As usual, both Gimell booklets have appropriately and attractively illustrated covers – the 2-CD Requiem with El Greco’s Burial of Count Orgaz, the single Lôbo CD with Zurbarán’s Funeral of Saint Bonaventure.  The employment of the El Greco is especially appropriate for a set containing Victoria’s Requiem, since both were foreigners employed in Spain and both had their names altered: the Italian Vittoria’s name was easily adapted but poor Domenikos Theotoukopolos became first Il Greco, ‘the Greek’, in Italy and later El Greco, a combination of the Spanish definite article and his Italian nickname.
 
My only complaint about these two Gimell issues is that the real enthusiast will buy both and end up with two versions of the same performance of the Lôbo Requiem but the inexpensive 2-for-1 nature of CDGIM205 partly makes up for that.  Buy the 2-CD set by all means, but I wouldn’t willingly forgo the beautiful Missa Vox clamantis on the single disc.
 
At the same time, I can’t resist mentioning the virtues of an older recording by The Sixteen from 2002, of motets and hymns by Victoria, The Call of the Beloved (COR16007), which Jonathan Woolf has already dubbed a marvellous disc – see review.

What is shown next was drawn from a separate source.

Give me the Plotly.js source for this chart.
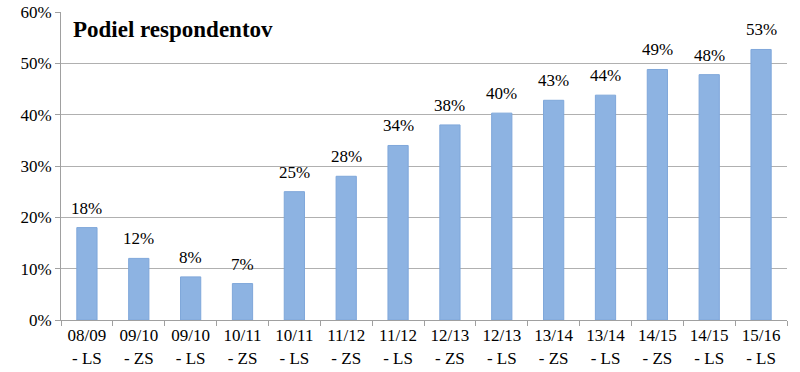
<!DOCTYPE html>
<html><head><meta charset="utf-8">
<script src="https://cdn.plot.ly/plotly-3.0.1.min.js"></script>
<style>html,body{margin:0;padding:0;background:#fff}#c{width:800px;height:372px}</style>
</head><body><div id="c"></div>
<script>
const categories = ["08/09<br>- LS","09/10<br>- ZS","09/10<br>- LS","10/11<br>- ZS","10/11<br>- LS","11/12<br>- ZS","11/12<br>- LS","12/13<br>- ZS","12/13<br>- LS","13/14<br>- ZS","13/14<br>- LS","14/15<br>- ZS","14/15<br>- LS","15/16<br>- LS"];
const shares = [18.0, 12.0, 8.4, 7.1, 25.0, 28.0, 34.0, 38.0, 40.3, 42.8, 43.8, 48.8, 47.8, 52.7];
const labels = ["18%","12%","8%","7%","25%","28%","34%","38%","40%","43%","44%","49%","48%","53%"];
const yTicks = [0,10,20,30,40,50,60];
const yTickText = ["0%","10%","20%","30%","40%","50%","60%"];
const chartTitle = "Podiel respondentov";

const font = "Liberation Serif, Times New Roman, serif";
const trace = {
  type: "bar", x: categories, y: shares,
  marker: {color: "#8db3e2", line: {color: "#7fa7da", width: 1}},
  hoverinfo: "none"
};
const annotations = categories.map((c, i) => ({
  x: c, y: shares[i], xref: "x", yref: "y", text: labels[i],
  showarrow: false, yanchor: "bottom", yshift: 8,
  font: {family: font, size: 17, color: "#000"}
}));
annotations.push({
  xref: "paper", yref: "paper", x: 0.014, y: 0.99, xanchor: "left", yanchor: "top",
  text: "<b>" + chartTitle + "</b>", showarrow: false,
  font: {family: font, size: 23, color: "#000"}
});
const layout = {
  width: 800, height: 372,
  margin: {l: 61, r: 13, t: 12, b: 52},
  paper_bgcolor: "#fff", plot_bgcolor: "#fff",
  bargap: 0.61,
  showlegend: false,
  font: {family: font, size: 17, color: "#000"},
  xaxis: {
    type: "category", tickson: "boundaries", ticks: "outside", ticklen: 5,
    tickcolor: "#a0a0a0", showline: true, linecolor: "#a0a0a0", linewidth: 1,
    showgrid: false, tickfont: {family: font, size: 17, color: "#000"}, fixedrange: true
  },
  yaxis: {
    range: [0, 60], tickvals: yTicks, ticktext: yTickText,
    ticks: "outside", ticklen: 5, tickcolor: "#a0a0a0",
    showline: true, linecolor: "#a0a0a0", linewidth: 1,
    showgrid: true, gridcolor: "#b0b0b0", gridwidth: 1, zeroline: false,
    tickfont: {family: font, size: 17, color: "#000"}, fixedrange: true
  },
  annotations: annotations
};
Plotly.newPlot("c", [trace], layout, {displayModeBar: false, staticPlot: true});
</script></body></html>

Add to either version of the Requiem this recording of Victoria in more festive mode, the Tallis Scholars’ recording of the Tenebræ Responsories, on Gimell (CDGIM022 – also available to download) and one of the Hyperion Westminster Cathedral recordings, and you have the makings of a first-class collection of Victoria’s music.
 
If you’re looking to extend your acquaintance with Duarte Lôbo or Manuel Cardoso, try Queen’s College, Oxford, directed by Owen Rees in Lôbo’s Missa de beata Virgine (Cæli Porta, Guild GMCD7323 – see my recent review) or their earlier recording of Cardoso’s Missa Paradisi Portas (GMCD7296 – see Glyn Pursglove’s review), both coupled with other 17th-century Iberian music.
 
Nevertheless, it’s the Requiems and the associated music on the 2-CD set which appeal most.  If the purpose of the Requiem Mass is to assist the soul’s passage to heaven, all the recordings of the late flowerings of the Iberian Requiem mentioned in this review certainly achieve that metaphorically.